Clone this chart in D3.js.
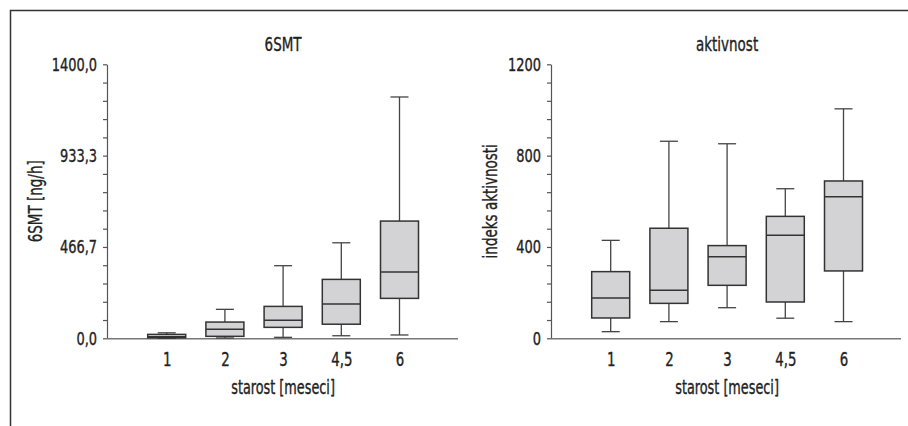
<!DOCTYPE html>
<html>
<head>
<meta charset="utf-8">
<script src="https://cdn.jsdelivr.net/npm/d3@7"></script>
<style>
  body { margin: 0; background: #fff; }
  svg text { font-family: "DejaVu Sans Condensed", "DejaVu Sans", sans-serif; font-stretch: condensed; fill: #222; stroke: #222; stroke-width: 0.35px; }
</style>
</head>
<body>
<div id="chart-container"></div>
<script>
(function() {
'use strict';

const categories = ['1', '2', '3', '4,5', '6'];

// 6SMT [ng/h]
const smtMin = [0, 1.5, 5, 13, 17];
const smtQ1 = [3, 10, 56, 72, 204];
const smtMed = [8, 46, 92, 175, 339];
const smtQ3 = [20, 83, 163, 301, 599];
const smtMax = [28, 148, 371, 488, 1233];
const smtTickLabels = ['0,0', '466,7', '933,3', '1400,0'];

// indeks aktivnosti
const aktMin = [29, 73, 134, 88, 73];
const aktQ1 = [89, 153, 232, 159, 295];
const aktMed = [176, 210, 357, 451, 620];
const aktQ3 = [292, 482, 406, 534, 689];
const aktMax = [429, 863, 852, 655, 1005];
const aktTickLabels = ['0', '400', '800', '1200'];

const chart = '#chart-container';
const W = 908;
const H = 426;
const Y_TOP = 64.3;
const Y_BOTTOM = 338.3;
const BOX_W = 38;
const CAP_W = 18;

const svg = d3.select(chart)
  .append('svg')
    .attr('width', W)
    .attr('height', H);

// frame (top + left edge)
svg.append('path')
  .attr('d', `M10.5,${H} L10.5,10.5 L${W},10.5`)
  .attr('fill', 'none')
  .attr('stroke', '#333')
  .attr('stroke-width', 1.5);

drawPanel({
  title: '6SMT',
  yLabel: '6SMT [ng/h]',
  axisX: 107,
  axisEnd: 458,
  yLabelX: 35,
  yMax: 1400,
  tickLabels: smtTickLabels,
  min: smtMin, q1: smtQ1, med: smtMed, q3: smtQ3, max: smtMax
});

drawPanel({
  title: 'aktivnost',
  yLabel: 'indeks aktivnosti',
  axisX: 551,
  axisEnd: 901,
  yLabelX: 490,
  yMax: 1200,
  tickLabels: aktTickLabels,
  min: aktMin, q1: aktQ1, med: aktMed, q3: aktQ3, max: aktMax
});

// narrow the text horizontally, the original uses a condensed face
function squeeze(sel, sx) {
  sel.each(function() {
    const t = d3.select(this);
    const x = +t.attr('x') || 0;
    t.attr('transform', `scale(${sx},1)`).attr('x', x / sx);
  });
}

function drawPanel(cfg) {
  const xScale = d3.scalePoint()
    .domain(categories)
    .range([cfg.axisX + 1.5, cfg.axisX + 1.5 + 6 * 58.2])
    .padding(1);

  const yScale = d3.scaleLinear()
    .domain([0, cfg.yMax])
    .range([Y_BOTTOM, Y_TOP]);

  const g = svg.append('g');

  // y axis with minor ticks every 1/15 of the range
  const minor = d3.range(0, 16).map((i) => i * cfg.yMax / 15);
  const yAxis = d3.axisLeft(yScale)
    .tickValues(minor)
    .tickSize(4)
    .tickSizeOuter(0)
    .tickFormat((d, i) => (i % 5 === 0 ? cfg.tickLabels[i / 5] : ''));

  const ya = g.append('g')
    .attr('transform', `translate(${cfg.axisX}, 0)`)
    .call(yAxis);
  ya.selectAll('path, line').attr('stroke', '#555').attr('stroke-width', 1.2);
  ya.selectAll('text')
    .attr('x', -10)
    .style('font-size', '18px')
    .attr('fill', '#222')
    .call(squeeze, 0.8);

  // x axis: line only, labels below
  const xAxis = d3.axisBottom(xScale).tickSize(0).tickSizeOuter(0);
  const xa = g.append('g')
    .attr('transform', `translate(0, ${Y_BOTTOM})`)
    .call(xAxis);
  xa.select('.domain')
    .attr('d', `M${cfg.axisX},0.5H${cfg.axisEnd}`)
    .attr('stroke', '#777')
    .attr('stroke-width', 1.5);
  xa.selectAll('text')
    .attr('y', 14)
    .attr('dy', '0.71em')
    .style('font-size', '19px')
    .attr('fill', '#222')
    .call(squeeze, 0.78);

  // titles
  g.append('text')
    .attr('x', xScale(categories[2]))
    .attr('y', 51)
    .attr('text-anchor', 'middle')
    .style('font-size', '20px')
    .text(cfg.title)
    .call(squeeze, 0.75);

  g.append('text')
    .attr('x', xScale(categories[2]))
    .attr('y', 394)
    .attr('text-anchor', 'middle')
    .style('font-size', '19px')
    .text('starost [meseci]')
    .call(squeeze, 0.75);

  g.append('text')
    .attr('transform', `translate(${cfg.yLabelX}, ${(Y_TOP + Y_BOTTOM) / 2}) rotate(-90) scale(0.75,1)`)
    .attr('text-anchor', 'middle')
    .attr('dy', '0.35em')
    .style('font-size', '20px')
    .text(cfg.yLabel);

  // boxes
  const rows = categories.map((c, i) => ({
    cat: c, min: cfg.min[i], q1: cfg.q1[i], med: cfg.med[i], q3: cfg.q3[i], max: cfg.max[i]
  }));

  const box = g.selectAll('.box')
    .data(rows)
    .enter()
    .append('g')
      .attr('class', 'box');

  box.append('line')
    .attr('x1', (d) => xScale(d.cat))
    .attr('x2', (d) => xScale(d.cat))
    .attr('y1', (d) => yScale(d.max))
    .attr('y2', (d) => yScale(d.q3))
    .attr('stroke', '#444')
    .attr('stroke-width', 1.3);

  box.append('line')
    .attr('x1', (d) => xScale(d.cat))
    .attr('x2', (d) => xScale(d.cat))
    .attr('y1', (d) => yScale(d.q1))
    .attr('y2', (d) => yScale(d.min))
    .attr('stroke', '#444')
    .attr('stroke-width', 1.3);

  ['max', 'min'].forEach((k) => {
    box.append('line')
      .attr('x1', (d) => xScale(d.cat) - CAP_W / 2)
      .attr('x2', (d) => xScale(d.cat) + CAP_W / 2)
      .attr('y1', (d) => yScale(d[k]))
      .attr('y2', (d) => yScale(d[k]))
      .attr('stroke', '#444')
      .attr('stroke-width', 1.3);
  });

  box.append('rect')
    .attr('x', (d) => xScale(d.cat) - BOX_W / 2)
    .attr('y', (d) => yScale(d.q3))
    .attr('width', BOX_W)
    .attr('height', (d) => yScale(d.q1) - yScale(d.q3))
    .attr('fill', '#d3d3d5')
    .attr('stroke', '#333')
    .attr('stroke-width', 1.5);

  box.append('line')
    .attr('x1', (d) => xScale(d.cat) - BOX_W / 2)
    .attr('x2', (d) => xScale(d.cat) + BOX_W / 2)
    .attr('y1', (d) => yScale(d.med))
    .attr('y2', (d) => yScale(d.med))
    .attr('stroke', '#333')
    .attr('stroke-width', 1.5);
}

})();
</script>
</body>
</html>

————

Write out the listing word for word, omitting the pictures it holds.

Clone this chart in D3.js.
<!DOCTYPE html>
<html>
<head>
<meta charset="utf-8">
<script src="https://cdn.jsdelivr.net/npm/d3@7"></script>
<style>
  body { margin: 0; background: #fff; }
  svg text { font-family: "DejaVu Sans Condensed", "DejaVu Sans", sans-serif; font-stretch: condensed; fill: #222; stroke: #222; stroke-width: 0.35px; }
</style>
</head>
<body>
<div id="chart-container"></div>
<script>
(function() {
'use strict';

const categories = ['1', '2', '3', '4,5', '6'];

// 6SMT [ng/h]
const smtMin = [0, 1.5, 5, 13, 17];
const smtQ1 = [3, 10, 56, 72, 204];
const smtMed = [8, 46, 92, 175, 339];
const smtQ3 = [20, 83, 163, 301, 599];
const smtMax = [28, 148, 371, 488, 1233];
const smtTickLabels = ['0,0', '466,7', '933,3', '1400,0'];

// indeks aktivnosti
const aktMin = [29, 73, 134, 88, 73];
const aktQ1 = [89, 153, 232, 159, 295];
const aktMed = [176, 210, 357, 451, 620];
const aktQ3 = [292, 482, 406, 534, 689];
const aktMax = [429, 863, 852, 655, 1005];
const aktTickLabels = ['0', '400', '800', '1200'];

const chart = '#chart-container';
const W = 908;
const H = 426;
const Y_TOP = 64.3;
const Y_BOTTOM = 338.3;
const BOX_W = 38;
const CAP_W = 18;

const svg = d3.select(chart)
  .append('svg')
    .attr('width', W)
    .attr('height', H);

// frame (top + left edge)
svg.append('path')
  .attr('d', `M10.5,${H} L10.5,10.5 L${W},10.5`)
  .attr('fill', 'none')
  .attr('stroke', '#333')
  .attr('stroke-width', 1.5);

drawPanel({
  title: '6SMT',
  yLabel: '6SMT [ng/h]',
  axisX: 107,
  axisEnd: 458,
  yLabelX: 35,
  yMax: 1400,
  tickLabels: smtTickLabels,
  min: smtMin, q1: smtQ1, med: smtMed, q3: smtQ3, max: smtMax
});

drawPanel({
  title: 'aktivnost',
  yLabel: 'indeks aktivnosti',
  axisX: 551,
  axisEnd: 901,
  yLabelX: 490,
  yMax: 1200,
  tickLabels: aktTickLabels,
  min: aktMin, q1: aktQ1, med: aktMed, q3: aktQ3, max: aktMax
});

// narrow the text horizontally, the original uses a condensed face
function squeeze(sel, sx) {
  sel.each(function() {
    const t = d3.select(this);
    const x = +t.attr('x') || 0;
    t.attr('transform', `scale(${sx},1)`).attr('x', x / sx);
  });
}

function drawPanel(cfg) {
  const xScale = d3.scalePoint()
    .domain(categories)
    .range([cfg.axisX + 1.5, cfg.axisX + 1.5 + 6 * 58.2])
    .padding(1);

  const yScale = d3.scaleLinear()
    .domain([0, cfg.yMax])
    .range([Y_BOTTOM, Y_TOP]);

  const g = svg.append('g');

  // y axis with minor ticks every 1/15 of the range
  const minor = d3.range(0, 16).map((i) => i * cfg.yMax / 15);
  const yAxis = d3.axisLeft(yScale)
    .tickValues(minor)
    .tickSize(4)
    .tickSizeOuter(0)
    .tickFormat((d, i) => (i % 5 === 0 ? cfg.tickLabels[i / 5] : ''));

  const ya = g.append('g')
    .attr('transform', `translate(${cfg.axisX}, 0)`)
    .call(yAxis);
  ya.selectAll('path, line').attr('stroke', '#555').attr('stroke-width', 1.2);
  ya.selectAll('text')
    .attr('x', -10)
    .style('font-size', '18px')
    .attr('fill', '#222')
    .call(squeeze, 0.8);

  // x axis: line only, labels below
  const xAxis = d3.axisBottom(xScale).tickSize(0).tickSizeOuter(0);
  const xa = g.append('g')
    .attr('transform', `translate(0, ${Y_BOTTOM})`)
    .call(xAxis);
  xa.select('.domain')
    .attr('d', `M${cfg.axisX},0.5H${cfg.axisEnd}`)
    .attr('stroke', '#777')
    .attr('stroke-width', 1.5);
  xa.selectAll('text')
    .attr('y', 14)
    .attr('dy', '0.71em')
    .style('font-size', '19px')
    .attr('fill', '#222')
    .call(squeeze, 0.78);

  // titles
  g.append('text')
    .attr('x', xScale(categories[2]))
    .attr('y', 51)
    .attr('text-anchor', 'middle')
    .style('font-size', '20px')
    .text(cfg.title)
    .call(squeeze, 0.75);

  g.append('text')
    .attr('x', xScale(categories[2]))
    .attr('y', 394)
    .attr('text-anchor', 'middle')
    .style('font-size', '19px')
    .text('starost [meseci]')
    .call(squeeze, 0.75);

  g.append('text')
    .attr('transform', `translate(${cfg.yLabelX}, ${(Y_TOP + Y_BOTTOM) / 2}) rotate(-90) scale(0.75,1)`)
    .attr('text-anchor', 'middle')
    .attr('dy', '0.35em')
    .style('font-size', '20px')
    .text(cfg.yLabel);

  // boxes
  const rows = categories.map((c, i) => ({
    cat: c, min: cfg.min[i], q1: cfg.q1[i], med: cfg.med[i], q3: cfg.q3[i], max: cfg.max[i]
  }));

  const box = g.selectAll('.box')
    .data(rows)
    .enter()
    .append('g')
      .attr('class', 'box');

  box.append('line')
    .attr('x1', (d) => xScale(d.cat))
    .attr('x2', (d) => xScale(d.cat))
    .attr('y1', (d) => yScale(d.max))
    .attr('y2', (d) => yScale(d.q3))
    .attr('stroke', '#444')
    .attr('stroke-width', 1.3);

  box.append('line')
    .attr('x1', (d) => xScale(d.cat))
    .attr('x2', (d) => xScale(d.cat))
    .attr('y1', (d) => yScale(d.q1))
    .attr('y2', (d) => yScale(d.min))
    .attr('stroke', '#444')
    .attr('stroke-width', 1.3);

  ['max', 'min'].forEach((k) => {
    box.append('line')
      .attr('x1', (d) => xScale(d.cat) - CAP_W / 2)
      .attr('x2', (d) => xScale(d.cat) + CAP_W / 2)
      .attr('y1', (d) => yScale(d[k]))
      .attr('y2', (d) => yScale(d[k]))
      .attr('stroke', '#444')
      .attr('stroke-width', 1.3);
  });

  box.append('rect')
    .attr('x', (d) => xScale(d.cat) - BOX_W / 2)
    .attr('y', (d) => yScale(d.q3))
    .attr('width', BOX_W)
    .attr('height', (d) => yScale(d.q1) - yScale(d.q3))
    .attr('fill', '#d3d3d5')
    .attr('stroke', '#333')
    .attr('stroke-width', 1.5);

  box.append('line')
    .attr('x1', (d) => xScale(d.cat) - BOX_W / 2)
    .attr('x2', (d) => xScale(d.cat) + BOX_W / 2)
    .attr('y1', (d) => yScale(d.med))
    .attr('y2', (d) => yScale(d.med))
    .attr('stroke', '#333')
    .attr('stroke-width', 1.5);
}

})();
</script>
</body>
</html>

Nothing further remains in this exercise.